§ **Aim of the exercise**: Only the lines from the start of the data through the line containing "const seriesWidths = [3, 3, 3, 3, 4.5];" should be written out, exactly as they are, with both ends included and the pictures left out.
start Dataset section
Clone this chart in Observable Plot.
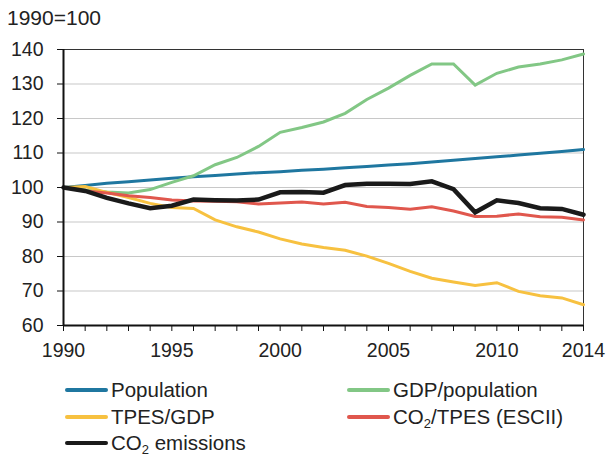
<!DOCTYPE html>
<html>
<head>
<meta charset="utf-8">
<script src="https://cdn.jsdelivr.net/npm/d3@7"></script>
<script src="https://cdn.jsdelivr.net/npm/@observablehq/plot@0.6"></script>
<style>
  body { margin: 0; background: #fff; font-family: "Liberation Sans", Arial, sans-serif; }
  #title { height: 30px; font-size: 21px; line-height: 21px; padding: 6.5px 0 0 7px; box-sizing: border-box; color: #222; }
  #legend { display: grid; grid-template-columns: 282px 260px; padding: 11.75px 0 0 65px; font-size: 20.5px; color: #222; }
  .item { height: 26.5px; display: flex; align-items: center; white-space: nowrap; }
  .sw { width: 43px; height: 4px; margin-right: 3px; border-radius: 2px; flex: none; }
  sub { font-size: 13px; vertical-align: -4px; line-height: 0; }
</style>
</head>
<body>
<div id="title">1990=100</div>
<div id="chart"></div>
<div id="legend"></div>
<script>
const years = d3.range(1990, 2015);
const seriesNames = ["Population", "GDP/population", "TPES/GDP", "CO2/TPES (ESCII)", "CO2 emissions"];
const seriesLabels = ["Population", "GDP/population", "TPES/GDP", "CO<sub>2</sub>/TPES (ESCII)", "CO<sub>2</sub> emissions"];
const seriesColors = ["#1f77a0", "#82c785", "#f7c140", "#e0574d", "#1a1a1a"];
const seriesWidths = [3, 3, 3, 3, 4.5];

const population = [100, 100.6, 101.2, 101.7, 102.2, 102.7, 103.1, 103.5, 103.9, 104.3, 104.6, 105.0, 105.3, 105.7, 106.1, 106.5, 106.9, 107.4, 107.9, 108.4, 108.9, 109.4, 109.9, 110.4, 111.0];
const gdpPop = [100, 99.3, 98.7, 98.4, 99.4, 101.5, 103.4, 106.6, 108.7, 111.9, 116.0, 117.4, 119.0, 121.5, 125.5, 128.8, 132.5, 135.8, 135.8, 129.7, 133.1, 134.9, 135.8, 137.0, 138.7];
const tpesGdp = [100, 100.3, 98.6, 97.1, 95.4, 94.2, 93.9, 90.6, 88.6, 87.1, 85.1, 83.6, 82.6, 81.8, 80.1, 78.0, 75.7, 73.7, 72.6, 71.6, 72.4, 69.9, 68.6, 68.0, 66.0];
const co2Tpes = [100, 99.0, 98.4, 97.6, 97.1, 96.4, 96.1, 96.0, 95.9, 95.2, 95.5, 95.8, 95.2, 95.7, 94.5, 94.2, 93.7, 94.4, 93.2, 91.6, 91.7, 92.3, 91.5, 91.4, 90.6];
const co2Emissions = [100, 99.0, 97.0, 95.4, 94.0, 94.7, 96.5, 96.3, 96.2, 96.5, 98.6, 98.7, 98.5, 100.7, 101.1, 101.1, 101.0, 101.8, 99.5, 92.8, 96.3, 95.5, 94.0, 93.8, 92.1];

const yTicks = [60, 70, 80, 90, 100, 110, 120, 130, 140];
const xLabelTicks = [1990, 1995, 2000, 2005, 2010, 2014];

const allSeries = [population, gdpPop, tpesGdp, co2Tpes, co2Emissions];
const rows = allSeries.flatMap((vals, i) => vals.map((v, j) => ({year: years[j], value: v, series: seriesNames[i], idx: i})));

const chart = Plot.plot({
  width: 608,
  height: 335,
  marginTop: 19,
  marginBottom: 40,
  marginLeft: 63,
  marginRight: 25,
  style: {fontFamily: "'Liberation Sans', Arial, sans-serif", fontSize: "19.5px", color: "#222", background: "#fff"},
  x: {domain: [1990, 2014]},
  y: {domain: [60, 140]},
  color: {domain: seriesNames, range: seriesColors},
  marks: [
    Plot.gridY(yTicks.filter(d => d > 60 && d < 140), {stroke: "#c8c8c8", strokeOpacity: 1, strokeWidth: 1.2}),
    Plot.frame({stroke: "#333", strokeWidth: 1}),
    ...seriesNames.map((name, i) =>
      Plot.line(rows.filter(r => r.idx === i), {x: "year", y: "value", stroke: "series", strokeWidth: seriesWidths[i], strokeLinejoin: "miter", strokeMiterlimit: 3})
    ),
    Plot.ruleX([1990], {stroke: "#111", strokeWidth: 2}),
    Plot.ruleY([60], {stroke: "#111", strokeWidth: 2}),
    Plot.axisY(yTicks, {tickSize: 6, tickPadding: 14, label: null, stroke: "#111", fill: "#222", fontSize: 19.5}),
    Plot.axisX(years, {tickSize: 6, tickFormat: () => "", label: null, stroke: "#111"}),
    Plot.axisX(xLabelTicks, {tickSize: 0, tickPadding: 18, tickFormat: d => String(d), label: null, fill: "#222", fontSize: 19.5})
  ]
});
document.getElementById("chart").appendChild(chart);

const legend = document.getElementById("legend");
seriesNames.forEach((name, i) => {
  const item = document.createElement("div");
  item.className = "item";
  item.innerHTML = `<span class="sw" style="background:${seriesColors[i]}"></span><span>${seriesLabels[i]}</span>`;
  legend.appendChild(item);
});
</script>
</body>
</html>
end Dataset section
§ **Answer to this problem**:
Clone this chart in Observable Plot.
<!DOCTYPE html>
<html>
<head>
<meta charset="utf-8">
<script src="https://cdn.jsdelivr.net/npm/d3@7"></script>
<script src="https://cdn.jsdelivr.net/npm/@observablehq/plot@0.6"></script>
<style>
  body { margin: 0; background: #fff; font-family: "Liberation Sans", Arial, sans-serif; }
  #title { height: 30px; font-size: 21px; line-height: 21px; padding: 6.5px 0 0 7px; box-sizing: border-box; color: #222; }
  #legend { display: grid; grid-template-columns: 282px 260px; padding: 11.75px 0 0 65px; font-size: 20.5px; color: #222; }
  .item { height: 26.5px; display: flex; align-items: center; white-space: nowrap; }
  .sw { width: 43px; height: 4px; margin-right: 3px; border-radius: 2px; flex: none; }
  sub { font-size: 13px; vertical-align: -4px; line-height: 0; }
</style>
</head>
<body>
<div id="title">1990=100</div>
<div id="chart"></div>
<div id="legend"></div>
<script>
const years = d3.range(1990, 2015);
const seriesNames = ["Population", "GDP/population", "TPES/GDP", "CO2/TPES (ESCII)", "CO2 emissions"];
const seriesLabels = ["Population", "GDP/population", "TPES/GDP", "CO<sub>2</sub>/TPES (ESCII)", "CO<sub>2</sub> emissions"];
const seriesColors = ["#1f77a0", "#82c785", "#f7c140", "#e0574d", "#1a1a1a"];
const seriesWidths = [3, 3, 3, 3, 4.5];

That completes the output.